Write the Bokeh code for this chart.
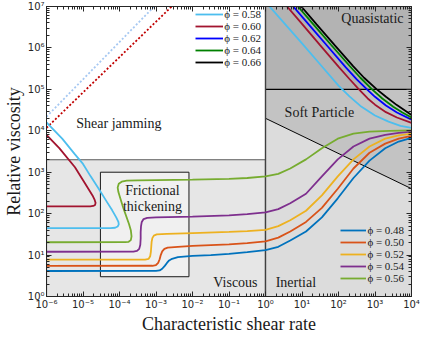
from bokeh.plotting import figure
from bokeh.models import (Range1d, FixedTicker, LogAxis, CustomJSTickFormatter,
                          Legend, LegendItem)
from bokeh.core.properties import value
from bokeh.embed import file_html
from bokeh.resources import INLINE

# ---------------- data (log10 shear rate, log10 relative viscosity) ----------------
phi048_lx = [-6, -3.0, -2.9, -2.83, -2.76, -2.7, -2.64, -2.56, -2.4, -2.0, -1.5, -1.0, -0.5, 0,
             0.35, 0.678, 1.11, 1.545, 1.98, 2.41, 2.85, 3.28, 3.65, 4.0]
phi048_ly = [0.615, 0.617, 0.63, 0.67, 0.74, 0.81, 0.87, 0.91, 0.95, 0.98, 1.0, 1.03, 1.07, 1.12,
             1.2, 1.35, 1.57, 1.91, 2.37, 2.86, 3.28, 3.58, 3.74, 3.83]

phi050_lx = [-6, -3.1, -3.0, -2.94, -2.9, -2.87, -2.83, -2.77, -2.68, -2.4, -2.0, -1.5, -1.0, -0.5, 0,
             0.35, 0.678, 1.11, 1.545, 1.98, 2.41, 2.85, 3.28, 3.65, 4.0]
phi050_ly = [0.74, 0.742, 0.76, 0.81, 0.9, 1.0, 1.09, 1.15, 1.18, 1.2, 1.22, 1.24, 1.26, 1.29, 1.33,
             1.42, 1.57, 1.80, 2.14, 2.60, 3.09, 3.47, 3.69, 3.81, 3.88]

phi052_lx = [-6, -3.3, -3.2, -3.16, -3.14, -3.13, -3.12, -3.1, -3.06, -2.98, -2.7, -2.0, -1.0, -0.5, 0,
             0.35, 0.678, 1.11, 1.545, 1.98, 2.41, 2.85, 3.28, 3.65, 4.0]
phi052_ly = [0.89, 0.892, 0.91, 0.97, 1.08, 1.2, 1.32, 1.41, 1.47, 1.5, 1.51, 1.53, 1.56, 1.58, 1.61,
             1.7, 1.84, 2.07, 2.44, 2.90, 3.31, 3.62, 3.81, 3.89, 3.93]

phi054_lx = [-6, -3.62, -3.52, -3.46, -3.43, -3.42, -3.42, -3.41, -3.39, -3.34, -3.24, -3.0, -2.0, -1.0,
             -0.5, 0, 0.35, 0.678, 1.11, 1.545, 1.98, 2.41, 2.85, 3.28, 3.65, 4.0]
phi054_ly = [1.08, 1.082, 1.1, 1.15, 1.25, 1.4, 1.55, 1.7, 1.8, 1.87, 1.9, 1.91, 1.93, 1.96,
             1.99, 2.03, 2.11, 2.25, 2.48, 2.90, 3.31, 3.62, 3.81, 3.90, 3.95, 3.98]

phi056_lx = [-6, -3.85, -3.75, -3.69, -3.67, -3.69, -3.74, -3.82, -3.9, -3.97, -4.03, -4.05, -4.02,
             -3.94, -3.8, -3.5, -3.0, -2.0, -1.0, -0.5, 0, 0.35, 0.678, 1.11, 1.545, 1.98, 2.41,
             2.85, 3.4, 4.0]
phi056_ly = [1.31, 1.312, 1.32, 1.36, 1.45, 1.6, 1.75, 1.95, 2.15, 2.35, 2.52, 2.63, 2.72,
             2.77, 2.795, 2.805, 2.81, 2.82, 2.84, 2.86, 2.9, 2.96, 3.09, 3.31, 3.58, 3.81, 3.93,
             3.98, 4.0, 4.01]

# jammed suspensions: low-rate branches
phi058_low_lx = [-6, -5.57, -5.22, -5.0, -4.79, -4.57, -4.35, -4.2, -4.09, -4.03, -4.02, -4.05,
                 -4.12, -4.25, -6]
phi058_low_ly = [4.2, 3.81, 3.43, 3.2, 2.90, 2.6, 2.29, 2.08, 1.91, 1.80, 1.74, 1.69,
                 1.66, 1.65, 1.65]
phi060_low_lx = [-6, -5.65, -5.22, -4.96, -4.74, -4.68, -4.655, -4.67, -4.72, -4.8, -6]
phi060_low_ly = [3.9, 3.58, 3.12, 2.75, 2.44, 2.33, 2.26, 2.21, 2.185, 2.175, 2.175]

# dotted shear-jamming lines
jam058_lx = [-6, -3.05]
jam058_ly = [4.34, 7.0]
jam060_lx = [-6, -2.57]
jam060_ly = [4.07, 7.0]

# high-rate (quasistatic / soft particle) branches
phi058_high_lx = [0.11, 0.5, 1.0, 1.5, 2.0, 2.3, 2.6, 3.0, 3.37, 3.7, 4.0]
phi058_high_ly = [7.0, 6.61, 6.11, 5.6, 5.09, 4.83, 4.6, 4.37, 4.22, 4.12, 4.07]
phi060_high_lx = [0.59, 1.0, 1.5, 2.0, 2.3, 2.56, 2.8, 3.0, 3.3, 3.6, 4.0]
phi060_high_ly = [7.0, 6.58, 6.06, 5.55, 5.25, 5.0, 4.78, 4.63, 4.45, 4.32, 4.19]
phi062_high_lx = [0.76, 1.2, 1.7, 2.2, 2.5, 2.78, 3.0, 3.3, 3.6, 4.0]
phi062_high_ly = [7.0, 6.55, 6.04, 5.53, 5.24, 5.0, 4.82, 4.61, 4.44, 4.27]
phi064_high_lx = [0.89, 1.3, 1.8, 2.3, 2.6, 2.92, 3.2, 3.5, 3.75, 4.0]
phi064_high_ly = [7.0, 6.58, 6.07, 5.57, 5.28, 5.0, 4.78, 4.58, 4.44, 4.32]
phi066_high_lx = [0.98, 1.4, 1.9, 2.4, 2.7, 3.05, 3.3, 3.6, 4.0]
phi066_high_ly = [7.0, 6.57, 6.06, 5.56, 5.28, 5.0, 4.82, 4.62, 4.38]

low_labels = ["ϕ = 0.48", "ϕ = 0.50", "ϕ = 0.52", "ϕ = 0.54", "ϕ = 0.56"]
high_labels = ["ϕ = 0.58", "ϕ = 0.60", "ϕ = 0.62", "ϕ = 0.64", "ϕ = 0.66"]

x_ticks = [10.0 ** k for k in range(-6, 5)]
y_ticks = [10.0 ** k for k in range(0, 8)]

# regime boundaries
viscous_top = 2000
frict_x = [3e-5, 8e-3]
frict_y = [3, 1000]
quasi_bottom = 1e5
diag_x = [1, 1e4]
diag_y = [2e4, 400]

c_low = ["#0072BD", "#D95319", "#EDB120", "#7E2F8E", "#77AC30"]
c_high = ["#4DBEEE", "#A2142F", "#0000FF", "#008000", "#000000"]


def pw(seq):
    return [10.0 ** v for v in seq]


SERIF = "Liberation Serif"
W, H = 420, 336
BL, BR, BT, BB = 40, 9, 6, 35

p = figure(width=W, height=H, x_axis_type="log", y_axis_type="log",
           x_range=Range1d(1e-6, 1e4), y_range=Range1d(1, 1e7),
           output_backend="svg", toolbar_location=None,
           min_border_left=BL, min_border_right=BR, min_border_top=BT, min_border_bottom=BB)
p.grid.visible = False
p.background_fill_color = "white"
p.outline_line_color = "#262626"
p.outline_line_width = 1

# regions
p.quad(left=[1e-6], right=[1], bottom=[1], top=[viscous_top], fill_color="#e6e6e6",
       line_color="#5a5a5a", line_width=1.2)
p.quad(left=[1], right=[1e4], bottom=[quasi_bottom], top=[1e7], fill_color="#b3b3b3", line_color=None)
p.patch([1, 1e4, 1e4, 1], [quasi_bottom, quasi_bottom, diag_y[1], diag_y[0]],
        fill_color="#c3c3c3", line_color=None)
p.patch([1, 1e4, 1e4, 1], [1, 1, diag_y[1], diag_y[0]], fill_color="#dcdcdc", line_color=None)
p.quad(left=[frict_x[0]], right=[frict_x[1]], bottom=[frict_y[0]], top=[frict_y[1]],
       fill_color="#f0f0f0", line_color="#1a1a1a", line_width=1)
p.line([1, 1e4], [quasi_bottom, quasi_bottom], line_color="black", line_width=1.1)
p.line(diag_x, diag_y, line_color="black", line_width=1)
p.line([1, 1], [1, 1e7], line_color="#404040", line_width=1.4)

# dotted lines
p.line(pw(jam058_lx), pw(jam058_ly), line_color="#a6c8f2", line_width=1.8, line_dash="2 2")
p.line(pw(jam060_lx), pw(jam060_ly), line_color="#C00000", line_width=1.8, line_dash="2 2")

LW = 1.8
low_series = [(phi048_lx, phi048_ly), (phi050_lx, phi050_ly), (phi052_lx, phi052_ly),
              (phi054_lx, phi054_ly), (phi056_lx, phi056_ly)]
low_r = []
for (lx, ly), c in zip(low_series, c_low):
    low_r.append(p.line(pw(lx), pw(ly), line_color=c, line_width=LW))

high_r = []
r = p.line(pw(phi058_high_lx), pw(phi058_high_ly), line_color=c_high[0], line_width=LW)
p.line(pw(phi058_low_lx), pw(phi058_low_ly), line_color=c_high[0], line_width=LW)
high_r.append(r)
r = p.line(pw(phi060_high_lx), pw(phi060_high_ly), line_color=c_high[1], line_width=LW)
p.line(pw(phi060_low_lx), pw(phi060_low_ly), line_color=c_high[1], line_width=LW)
high_r.append(r)
high_r.append(p.line(pw(phi062_high_lx), pw(phi062_high_ly), line_color=c_high[2], line_width=LW))
high_r.append(p.line(pw(phi064_high_lx), pw(phi064_high_ly), line_color=c_high[3], line_width=LW))
high_r.append(p.line(pw(phi066_high_lx), pw(phi066_high_ly), line_color=c_high[4], line_width=LW))

# region labels
p.text(x=[9.6e-5, 8.0e-4, 8.0e-4, 0.15, 6.8, 30, 850],
       y=[1.53e4, 355, 150, 2.2, 2.2, 2.7e4, 5.0e6],
       text=["Shear jamming", "Frictional", "thickening", "Viscous", "Inertial",
             "Soft Particle", "Quasistatic"],
       text_font=value(SERIF), text_font_size="14px", text_align="center",
       text_baseline="middle", text_color="#1a1a1a")

# axes
fmt = CustomJSTickFormatter(code="""
const sup = {"-":"\u207b","0":"\u2070","1":"\u00b9","2":"\u00b2","3":"\u00b3","4":"\u2074",
             "5":"\u2075","6":"\u2076","7":"\u2077","8":"\u2078","9":"\u2079"};
const e = Math.round(Math.log10(tick));
return "10" + String(e).split("").map(c => sup[c]).join("");
""")
blank = CustomJSTickFormatter(code="return '';")
x_minor = [k * 10.0 ** n for n in range(-6, 4) for k in range(2, 10)]
y_minor = [k * 10.0 ** n for n in range(0, 7) for k in range(2, 10)]


def style_axis(ax, ticks, minor, formatter):
    ax.ticker = FixedTicker(ticks=ticks, minor_ticks=minor)
    ax.formatter = formatter
    ax.major_tick_in = 5
    ax.major_tick_out = 0
    ax.minor_tick_in = 3
    ax.minor_tick_out = 0
    ax.axis_line_color = "#262626"
    ax.major_tick_line_color = "#262626"
    ax.minor_tick_line_color = "#262626"
    ax.major_label_text_color = "#262626"
    ax.major_label_text_font = "DejaVu Sans"
    ax.major_label_text_font_size = "10px"
    ax.major_label_standoff = 2


style_axis(p.xaxis[0], x_ticks, x_minor, fmt)
style_axis(p.yaxis[0], y_ticks, y_minor, fmt)
p.xaxis[0].axis_label = "Characteristic shear rate"
p.yaxis[0].axis_label = "Relative viscosity"
for ax in (p.xaxis[0], p.yaxis[0]):
    ax.axis_label_text_font = SERIF
    ax.axis_label_text_font_style = "normal"
    ax.axis_label_text_font_size = "18px"
    ax.axis_label_text_color = "#1a1a1a"
    ax.axis_label_standoff = 1

for side in ("above", "right"):
    ax = LogAxis()
    style_axis(ax, x_ticks if side == "above" else y_ticks,
               x_minor if side == "above" else y_minor, blank)
    ax.major_label_standoff = 0
    ax.major_label_text_font_size = "0px"
    ax.axis_label_standoff = 0
    p.add_layout(ax, side)

FW = W - BL - BR
FH = H - BT - BB


def make_legend(labels, rends, x_frac, top_frac, gw):
    row = 12
    top = top_frac * FH + row / 2
    loc = (x_frac * FW, top - row * len(labels))
    leg = Legend(items=[LegendItem(label=l, renderers=[r]) for l, r in zip(labels, rends)],
                 location=loc, orientation="vertical")
    leg.background_fill_alpha = 0
    leg.border_line_alpha = 0
    leg.padding = 0
    leg.margin = 0
    leg.spacing = 0
    leg.glyph_width = gw
    leg.glyph_height = row
    leg.label_height = row
    leg.label_standoff = 1
    leg.label_text_font = SERIF
    leg.label_text_font_size = "11px"
    leg.label_text_color = "#1a1a1a"
    return leg


p.add_layout(make_legend(high_labels, high_r, 0.4024, 6.68 / 7, 28))
p.add_layout(make_legend(low_labels, low_r, 0.7935, 1.574 / 7, 26))

open("out.html", "w").write(file_html(p, INLINE))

BRIEF: Quote, exactly and only, the lines from the first line of the data above through the line containing "from bokeh.resources import INLINE". The pictures do not belong in it.

ANSWER TO THIS PROBLEM:
Write the Bokeh code for this chart.
from bokeh.plotting import figure
from bokeh.models import (Range1d, FixedTicker, LogAxis, CustomJSTickFormatter,
                          Legend, LegendItem)
from bokeh.core.properties import value
from bokeh.embed import file_html
from bokeh.resources import INLINE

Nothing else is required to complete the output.